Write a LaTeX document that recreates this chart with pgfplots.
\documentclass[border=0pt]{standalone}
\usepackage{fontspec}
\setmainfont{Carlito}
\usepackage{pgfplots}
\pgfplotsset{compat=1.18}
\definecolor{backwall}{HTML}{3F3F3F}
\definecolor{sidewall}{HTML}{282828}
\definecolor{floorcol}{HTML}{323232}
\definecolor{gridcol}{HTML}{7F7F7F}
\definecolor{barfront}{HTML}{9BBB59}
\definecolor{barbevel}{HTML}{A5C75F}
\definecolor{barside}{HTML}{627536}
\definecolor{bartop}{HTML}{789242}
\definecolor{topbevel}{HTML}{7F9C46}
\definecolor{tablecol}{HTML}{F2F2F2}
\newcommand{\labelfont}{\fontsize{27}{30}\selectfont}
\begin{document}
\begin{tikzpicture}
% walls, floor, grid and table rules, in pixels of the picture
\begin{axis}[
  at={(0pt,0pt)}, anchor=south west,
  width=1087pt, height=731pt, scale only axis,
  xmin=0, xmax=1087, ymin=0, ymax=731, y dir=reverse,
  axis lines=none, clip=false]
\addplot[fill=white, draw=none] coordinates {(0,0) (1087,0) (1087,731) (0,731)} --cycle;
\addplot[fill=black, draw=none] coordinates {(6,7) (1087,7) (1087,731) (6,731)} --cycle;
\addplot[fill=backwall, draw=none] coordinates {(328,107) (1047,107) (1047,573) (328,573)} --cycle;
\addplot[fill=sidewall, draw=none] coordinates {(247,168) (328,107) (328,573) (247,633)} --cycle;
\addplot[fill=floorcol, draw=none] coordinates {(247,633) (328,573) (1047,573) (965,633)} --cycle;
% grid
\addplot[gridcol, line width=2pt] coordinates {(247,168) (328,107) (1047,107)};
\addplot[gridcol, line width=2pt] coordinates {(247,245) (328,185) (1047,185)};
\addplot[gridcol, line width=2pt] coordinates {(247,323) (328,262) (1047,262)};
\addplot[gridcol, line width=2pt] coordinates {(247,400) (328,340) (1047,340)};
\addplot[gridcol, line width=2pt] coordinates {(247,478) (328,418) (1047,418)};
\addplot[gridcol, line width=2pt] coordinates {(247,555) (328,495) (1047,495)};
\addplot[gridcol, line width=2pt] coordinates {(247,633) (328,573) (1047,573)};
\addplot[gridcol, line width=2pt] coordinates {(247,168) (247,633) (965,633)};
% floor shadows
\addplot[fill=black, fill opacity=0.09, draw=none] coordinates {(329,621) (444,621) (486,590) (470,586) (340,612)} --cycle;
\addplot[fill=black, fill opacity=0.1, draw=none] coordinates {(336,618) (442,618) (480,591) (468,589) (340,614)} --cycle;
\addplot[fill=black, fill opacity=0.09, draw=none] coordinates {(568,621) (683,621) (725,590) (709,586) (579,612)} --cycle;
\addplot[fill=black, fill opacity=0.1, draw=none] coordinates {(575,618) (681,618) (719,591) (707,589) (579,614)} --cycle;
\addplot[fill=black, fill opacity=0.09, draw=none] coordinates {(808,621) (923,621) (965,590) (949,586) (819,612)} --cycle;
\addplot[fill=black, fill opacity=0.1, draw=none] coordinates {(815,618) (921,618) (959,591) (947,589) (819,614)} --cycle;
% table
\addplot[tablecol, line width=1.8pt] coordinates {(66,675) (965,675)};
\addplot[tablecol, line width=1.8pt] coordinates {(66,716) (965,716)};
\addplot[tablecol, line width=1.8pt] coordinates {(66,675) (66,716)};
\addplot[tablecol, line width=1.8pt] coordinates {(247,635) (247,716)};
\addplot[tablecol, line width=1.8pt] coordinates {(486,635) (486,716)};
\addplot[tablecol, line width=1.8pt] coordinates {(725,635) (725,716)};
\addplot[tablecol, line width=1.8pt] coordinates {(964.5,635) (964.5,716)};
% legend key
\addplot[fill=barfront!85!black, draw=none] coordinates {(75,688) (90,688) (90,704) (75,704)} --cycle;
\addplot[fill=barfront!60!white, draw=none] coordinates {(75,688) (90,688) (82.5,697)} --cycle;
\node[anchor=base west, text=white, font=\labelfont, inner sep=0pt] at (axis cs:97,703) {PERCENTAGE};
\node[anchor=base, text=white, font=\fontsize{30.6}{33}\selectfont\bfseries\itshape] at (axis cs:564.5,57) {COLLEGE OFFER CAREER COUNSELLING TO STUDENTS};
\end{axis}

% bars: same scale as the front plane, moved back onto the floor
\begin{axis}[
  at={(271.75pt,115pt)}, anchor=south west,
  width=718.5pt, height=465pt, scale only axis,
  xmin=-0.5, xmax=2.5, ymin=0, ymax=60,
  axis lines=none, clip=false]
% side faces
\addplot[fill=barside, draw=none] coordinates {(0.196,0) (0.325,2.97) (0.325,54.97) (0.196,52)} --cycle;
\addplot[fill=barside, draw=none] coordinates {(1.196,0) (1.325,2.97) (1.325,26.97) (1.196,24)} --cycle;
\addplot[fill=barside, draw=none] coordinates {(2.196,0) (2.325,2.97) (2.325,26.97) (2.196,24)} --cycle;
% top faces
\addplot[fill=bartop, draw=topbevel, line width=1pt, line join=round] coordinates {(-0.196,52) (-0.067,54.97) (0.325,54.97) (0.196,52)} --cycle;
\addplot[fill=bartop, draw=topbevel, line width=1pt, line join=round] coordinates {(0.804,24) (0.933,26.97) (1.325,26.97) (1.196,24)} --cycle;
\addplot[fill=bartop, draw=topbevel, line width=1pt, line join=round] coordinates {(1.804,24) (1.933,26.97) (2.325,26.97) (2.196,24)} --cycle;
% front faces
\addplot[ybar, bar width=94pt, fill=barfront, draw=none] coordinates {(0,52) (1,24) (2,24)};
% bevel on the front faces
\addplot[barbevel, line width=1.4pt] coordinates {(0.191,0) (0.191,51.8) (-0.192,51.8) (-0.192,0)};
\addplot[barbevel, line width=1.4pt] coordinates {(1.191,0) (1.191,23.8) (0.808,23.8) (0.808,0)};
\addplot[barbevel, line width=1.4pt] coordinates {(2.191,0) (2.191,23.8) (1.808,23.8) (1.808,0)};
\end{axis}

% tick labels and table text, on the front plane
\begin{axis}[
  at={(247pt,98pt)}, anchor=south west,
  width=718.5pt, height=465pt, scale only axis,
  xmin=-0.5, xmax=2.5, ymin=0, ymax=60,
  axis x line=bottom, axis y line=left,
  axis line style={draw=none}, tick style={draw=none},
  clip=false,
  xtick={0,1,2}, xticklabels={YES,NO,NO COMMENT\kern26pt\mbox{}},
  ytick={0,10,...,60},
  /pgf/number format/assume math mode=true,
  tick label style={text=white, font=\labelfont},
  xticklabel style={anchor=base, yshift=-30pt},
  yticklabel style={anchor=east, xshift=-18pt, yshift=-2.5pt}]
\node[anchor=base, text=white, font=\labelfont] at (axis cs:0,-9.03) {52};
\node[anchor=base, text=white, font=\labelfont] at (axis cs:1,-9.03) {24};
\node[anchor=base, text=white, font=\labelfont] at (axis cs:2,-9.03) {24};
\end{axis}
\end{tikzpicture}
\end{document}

#####

# GIVEN INSTRUCTION
Your task is to return the full listing exactly as it was given.

# ANSWER FOR THE TASK
Write a LaTeX document that recreates this chart with pgfplots.
\documentclass[border=0pt]{standalone}
\usepackage{fontspec}
\setmainfont{Carlito}
\usepackage{pgfplots}
\pgfplotsset{compat=1.18}
\definecolor{backwall}{HTML}{3F3F3F}
\definecolor{sidewall}{HTML}{282828}
\definecolor{floorcol}{HTML}{323232}
\definecolor{gridcol}{HTML}{7F7F7F}
\definecolor{barfront}{HTML}{9BBB59}
\definecolor{barbevel}{HTML}{A5C75F}
\definecolor{barside}{HTML}{627536}
\definecolor{bartop}{HTML}{789242}
\definecolor{topbevel}{HTML}{7F9C46}
\definecolor{tablecol}{HTML}{F2F2F2}
\newcommand{\labelfont}{\fontsize{27}{30}\selectfont}
\begin{document}
\begin{tikzpicture}
% walls, floor, grid and table rules, in pixels of the picture
\begin{axis}[
  at={(0pt,0pt)}, anchor=south west,
  width=1087pt, height=731pt, scale only axis,
  xmin=0, xmax=1087, ymin=0, ymax=731, y dir=reverse,
  axis lines=none, clip=false]
\addplot[fill=white, draw=none] coordinates {(0,0) (1087,0) (1087,731) (0,731)} --cycle;
\addplot[fill=black, draw=none] coordinates {(6,7) (1087,7) (1087,731) (6,731)} --cycle;
\addplot[fill=backwall, draw=none] coordinates {(328,107) (1047,107) (1047,573) (328,573)} --cycle;
\addplot[fill=sidewall, draw=none] coordinates {(247,168) (328,107) (328,573) (247,633)} --cycle;
\addplot[fill=floorcol, draw=none] coordinates {(247,633) (328,573) (1047,573) (965,633)} --cycle;
% grid
\addplot[gridcol, line width=2pt] coordinates {(247,168) (328,107) (1047,107)};
\addplot[gridcol, line width=2pt] coordinates {(247,245) (328,185) (1047,185)};
\addplot[gridcol, line width=2pt] coordinates {(247,323) (328,262) (1047,262)};
\addplot[gridcol, line width=2pt] coordinates {(247,400) (328,340) (1047,340)};
\addplot[gridcol, line width=2pt] coordinates {(247,478) (328,418) (1047,418)};
\addplot[gridcol, line width=2pt] coordinates {(247,555) (328,495) (1047,495)};
\addplot[gridcol, line width=2pt] coordinates {(247,633) (328,573) (1047,573)};
\addplot[gridcol, line width=2pt] coordinates {(247,168) (247,633) (965,633)};
% floor shadows
\addplot[fill=black, fill opacity=0.09, draw=none] coordinates {(329,621) (444,621) (486,590) (470,586) (340,612)} --cycle;
\addplot[fill=black, fill opacity=0.1, draw=none] coordinates {(336,618) (442,618) (480,591) (468,589) (340,614)} --cycle;
\addplot[fill=black, fill opacity=0.09, draw=none] coordinates {(568,621) (683,621) (725,590) (709,586) (579,612)} --cycle;
\addplot[fill=black, fill opacity=0.1, draw=none] coordinates {(575,618) (681,618) (719,591) (707,589) (579,614)} --cycle;
\addplot[fill=black, fill opacity=0.09, draw=none] coordinates {(808,621) (923,621) (965,590) (949,586) (819,612)} --cycle;
\addplot[fill=black, fill opacity=0.1, draw=none] coordinates {(815,618) (921,618) (959,591) (947,589) (819,614)} --cycle;
% table
\addplot[tablecol, line width=1.8pt] coordinates {(66,675) (965,675)};
\addplot[tablecol, line width=1.8pt] coordinates {(66,716) (965,716)};
\addplot[tablecol, line width=1.8pt] coordinates {(66,675) (66,716)};
\addplot[tablecol, line width=1.8pt] coordinates {(247,635) (247,716)};
\addplot[tablecol, line width=1.8pt] coordinates {(486,635) (486,716)};
\addplot[tablecol, line width=1.8pt] coordinates {(725,635) (725,716)};
\addplot[tablecol, line width=1.8pt] coordinates {(964.5,635) (964.5,716)};
% legend key
\addplot[fill=barfront!85!black, draw=none] coordinates {(75,688) (90,688) (90,704) (75,704)} --cycle;
\addplot[fill=barfront!60!white, draw=none] coordinates {(75,688) (90,688) (82.5,697)} --cycle;
\node[anchor=base west, text=white, font=\labelfont, inner sep=0pt] at (axis cs:97,703) {PERCENTAGE};
\node[anchor=base, text=white, font=\fontsize{30.6}{33}\selectfont\bfseries\itshape] at (axis cs:564.5,57) {COLLEGE OFFER CAREER COUNSELLING TO STUDENTS};
\end{axis}

% bars: same scale as the front plane, moved back onto the floor
\begin{axis}[
  at={(271.75pt,115pt)}, anchor=south west,
  width=718.5pt, height=465pt, scale only axis,
  xmin=-0.5, xmax=2.5, ymin=0, ymax=60,
  axis lines=none, clip=false]
% side faces
\addplot[fill=barside, draw=none] coordinates {(0.196,0) (0.325,2.97) (0.325,54.97) (0.196,52)} --cycle;
\addplot[fill=barside, draw=none] coordinates {(1.196,0) (1.325,2.97) (1.325,26.97) (1.196,24)} --cycle;
\addplot[fill=barside, draw=none] coordinates {(2.196,0) (2.325,2.97) (2.325,26.97) (2.196,24)} --cycle;
% top faces
\addplot[fill=bartop, draw=topbevel, line width=1pt, line join=round] coordinates {(-0.196,52) (-0.067,54.97) (0.325,54.97) (0.196,52)} --cycle;
\addplot[fill=bartop, draw=topbevel, line width=1pt, line join=round] coordinates {(0.804,24) (0.933,26.97) (1.325,26.97) (1.196,24)} --cycle;
\addplot[fill=bartop, draw=topbevel, line width=1pt, line join=round] coordinates {(1.804,24) (1.933,26.97) (2.325,26.97) (2.196,24)} --cycle;
% front faces
\addplot[ybar, bar width=94pt, fill=barfront, draw=none] coordinates {(0,52) (1,24) (2,24)};
% bevel on the front faces
\addplot[barbevel, line width=1.4pt] coordinates {(0.191,0) (0.191,51.8) (-0.192,51.8) (-0.192,0)};
\addplot[barbevel, line width=1.4pt] coordinates {(1.191,0) (1.191,23.8) (0.808,23.8) (0.808,0)};
\addplot[barbevel, line width=1.4pt] coordinates {(2.191,0) (2.191,23.8) (1.808,23.8) (1.808,0)};
\end{axis}

% tick labels and table text, on the front plane
\begin{axis}[
  at={(247pt,98pt)}, anchor=south west,
  width=718.5pt, height=465pt, scale only axis,
  xmin=-0.5, xmax=2.5, ymin=0, ymax=60,
  axis x line=bottom, axis y line=left,
  axis line style={draw=none}, tick style={draw=none},
  clip=false,
  xtick={0,1,2}, xticklabels={YES,NO,NO COMMENT\kern26pt\mbox{}},
  ytick={0,10,...,60},
  /pgf/number format/assume math mode=true,
  tick label style={text=white, font=\labelfont},
  xticklabel style={anchor=base, yshift=-30pt},
  yticklabel style={anchor=east, xshift=-18pt, yshift=-2.5pt}]
\node[anchor=base, text=white, font=\labelfont] at (axis cs:0,-9.03) {52};
\node[anchor=base, text=white, font=\labelfont] at (axis cs:1,-9.03) {24};
\node[anchor=base, text=white, font=\labelfont] at (axis cs:2,-9.03) {24};
\end{axis}
\end{tikzpicture}
\end{document}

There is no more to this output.